Wednesday, 31 December 2014

So I Read God Is Dead

A 250 word (or less) review of God Is Dead Vol. 1
by Jonathan Hickman, Mike Costa, Di Amorim; Avatar Press

From the Messianic parallels in the Superman myth to the literal mythological figures like Thor and Wonder Woman, cape comics seem deeply interested in exploring the divine nature of superheroes. The provocatively named God Is Dead is Jonathan Hickman, Mick Costa, Di Amorim, and companies foray into a gritty exploration of superpowered gods. God Is Dead portrays the return of gods from various ancient civilizations  to Earth. These returned gods attract followers and launch an age of holy wars. These wars spread to the pantheons and the gods themselves war for supremacy. Meanwhile a team of underground scientists launch a quest to save humanity from their horrible deities. God Is Dead is not a particularly good comic. There are just so many comics exploring divinity, and God Is Dead doesn't really say anything that hasn't already been covered better in another comic.

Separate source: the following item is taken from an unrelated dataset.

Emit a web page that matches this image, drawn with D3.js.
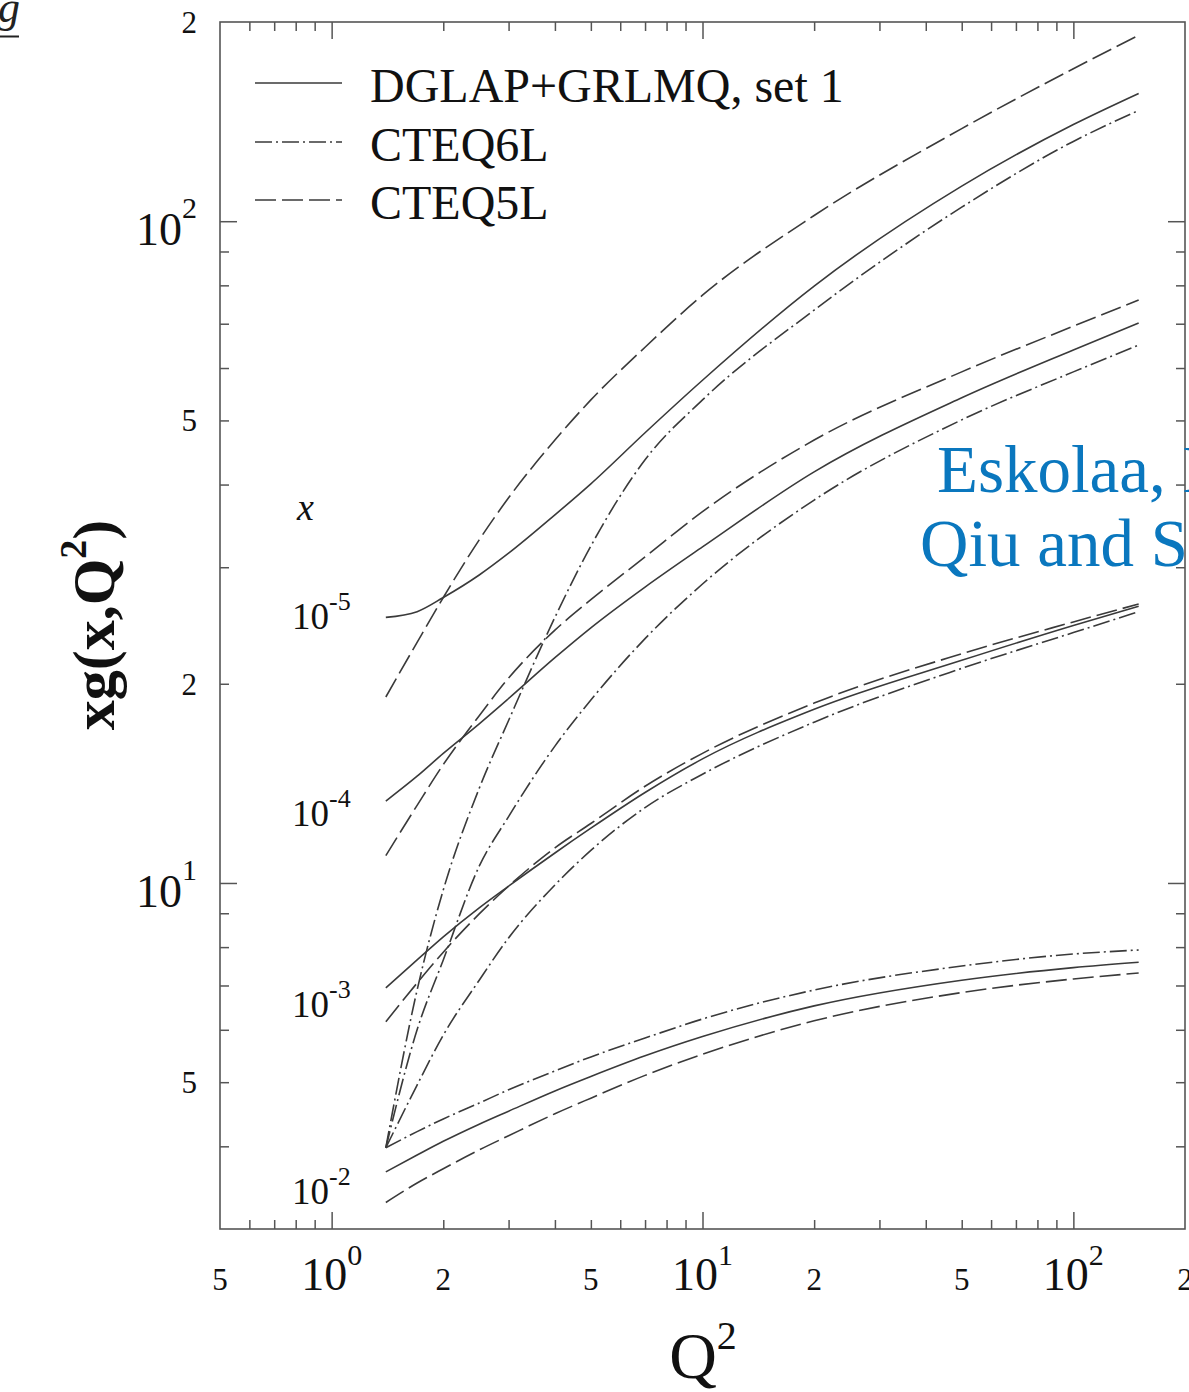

Even worse, the art is horrible. Di Amorim’s figure work, anatomy, and acting are inconsistent, and his storytelling is choppy and uninteresting. God Is Dead is very much a predictable story told with subpar art. As such, it’s not a comic I can really recommend. But if you’re interested in godly superhero comics, Hickman and Bodenheim’s A Red Mass For Mars is a much more interesting examination of the theme and Supergod by Ellis and Gastony (also from Avatar) covers almost the same territory as God Is Dead with more chutzpah and better art. Read those, not God Is Dead.